Hi @SantiNath_Dey,
Good question. This is a pretty common pattern, and yes — Auto Loader rescue mode is a strong fit for it. The cleanest way to think about the solution is in three parts: ingest safely, detect drift, and surface it through workflow failure notifications.
Step 1: Use Auto Loader in rescue mode
The key setting here is:
cloudFiles.schemaEvolutionMode = "rescue"
That tells Auto Loader not to evolve the schema and not to fail the stream when it encounters unexpected fields, type changes, or precision mismatches. Instead, anything that does not conform to the schema you provided gets captured in the _rescued_data column as JSON.
from pyspark.sql.types import StructType
input_path = "s3://.../landing/json"
bronze_table = "raw.bronze_events"
checkpoint_path = "s3://.../chk/autoloader/json"
schema = StructType([
# Define your expected nested JSON schema here
])
df = (
spark.readStream
.format("cloudFiles")
.option("cloudFiles.format", "json")
.option("cloudFiles.schemaLocation", checkpoint_path + "/schema")

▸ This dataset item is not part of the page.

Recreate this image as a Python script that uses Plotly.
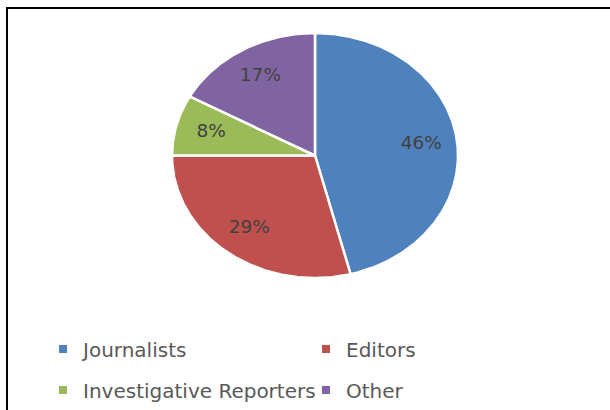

.option("cloudFiles.schemaEvolutionMode", "rescue")
.schema(schema)
.load(input_path)
)
Since you are working with complex nested JSON, I would also strongly consider cloudFiles.schemaHints for any critical nested fields. On deeply nested structures, first-pass inference can get a little unpredictable, and schema hints help you lock down the parts that matter most.
Step 2: Detect schema drift and write it to a Delta table
From there, use foreachBatch to inspect each micro-batch for rescued rows. If _rescued_data is populated, that is effectively your drift signal. You can log those records to a dedicated Delta table with a timestamp and file metadata so you have a proper audit trail.
from pyspark.sql.functions import current_timestamp, col
drift_table = "quality.schema_drift_events"
def record_drift(batch_df, batch_id):
# First write the full batch to Bronze
batch_df.write.format("delta").mode("append").saveAsTable(bronze_table)
# Then isolate drifted rows
drift_df = (
batch_df
.filter(col("_rescued_data").isNotNull())
.select(
current_timestamp().alias("detected_at"),
col("_metadata.file_name").alias("file_name"),
col("_rescued_data")
)
)
if drift_df.count() > 0:
drift_df.write.format("delta").mode("append").saveAsTable(drift_table)
raise Exception(
f"Schema drift detected in {drift_df.count()} records. "
f"See table {drift_table} for full details."
)
(
df.writeStream
.foreachBatch(record_drift)
.option("checkpointLocation", checkpoint_path + "/stream")
.trigger(availableNow=True)
.start()
)
That intentional raise Exception is doing two useful things at once:
-
It persists the drift details to a Delta table
-
It forces the Workflow task to fail, which becomes the trigger for notification
Step 3: Let Databricks Workflows handle the email alert
Once the task fails, Databricks Workflows can take over and send the notification. You do not get total control over the email body, but in this case that is usually fine.
The failure email and the job run details will include the exception message, something like:
“Schema drift detected in N records. See table quality.schema_drift_events for full details.”
That gives the team the signal immediately, while the actual detail — what drifted, from which file, and when — is preserved in the Delta log table for investigation.
So the setup becomes pretty straightforward:
-
build the ingestion as a Workflow task
-
configure email notifications on task failure
-
point the alerts to the appropriate DL or owner group
A few practical callouts
-
The .count() inside foreachBatch is perfectly reasonable at moderate scale. If you are dealing with very large micro-batches, you may want to log first and let a lightweight downstream step determine whether new drift records were written.
-
If later on you decide you want to accept new columns automatically but still catch type or precision mismatches, then schemaEvolutionMode = "addNewColumns" plus a rescued data column is worth looking at. That is a different operating model, but sometimes the right one as pipelines mature.
-
_rescued_data works well for capturing drift, but deeply nested structures can still produce edge cases. That is another reason I like pairing rescue mode with a well-defined schema and targeted schema hints instead of relying too heavily on inference.
Hope that helps. Let us know how it goes.